RanVaknin commented 4 months ago

Hi there,

The idea behind me asking for logs was to examine the execution flow that leads to those errors in the first place. If you are not seeing these errors anymore, then we are not really able to help / hypothesize why they happened. The SDK is a client and because it only lives on your machine, we do not have logs for previous failed executions to investigate why failures happened after the fact.

Also, is it possible for this error to occur if the IRSA wasn't setup with a service account as mentioned in my previous response?

It's unlikely. IRSA is relatively new, and while it is the standard for EKS based Auth, before that using IMDS was one ways you can give your pod credentials (that or with the Container metadata service).

If the 503 issue comes up again, make sure you have the necessary logging infrastructure to either capture the flow, or at least capture the request ID (can be done only by enabling aws.LogResponse or aws.LogResponseWithBodyflag).
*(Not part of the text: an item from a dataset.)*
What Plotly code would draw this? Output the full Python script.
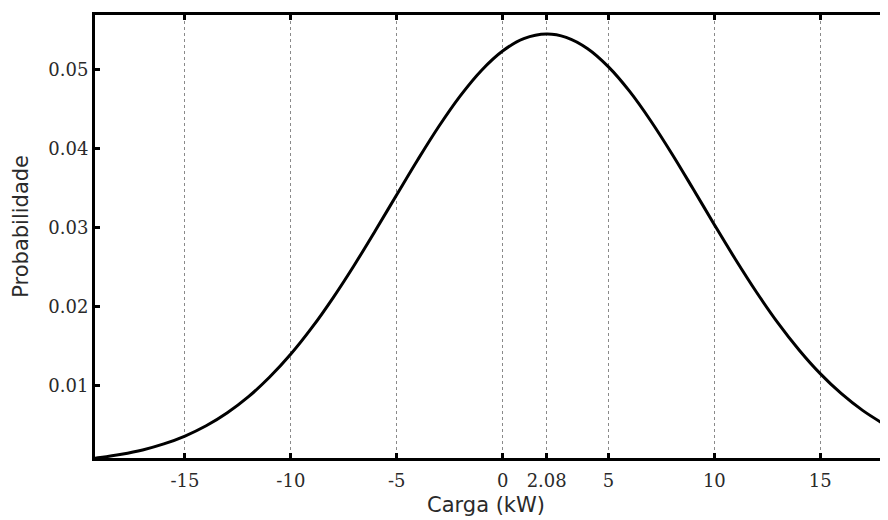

If you have access to AWS support, they'll be able to use that request ID to identify the failed request and examine the request / conditions that might have contributed to its occurrence.

Thanks, Ran~

ankush1593 commented 4 months ago

Hi @RanVaknin ,

Given that successful logs won't help you and the occurrence of issue is very infrequent, we can close the issue for the time being. From our side, we'll enable the logs and move to IRSA. In case we encounter this again, we'll have the response logs and post it here. Thanks for the help.

Regards, Ankush

github-actions[bot] commented 4 months ago

This issue is now closed. Comments on closed issues are hard for our team to see. If you need more assistance, please open a new issue that references this one.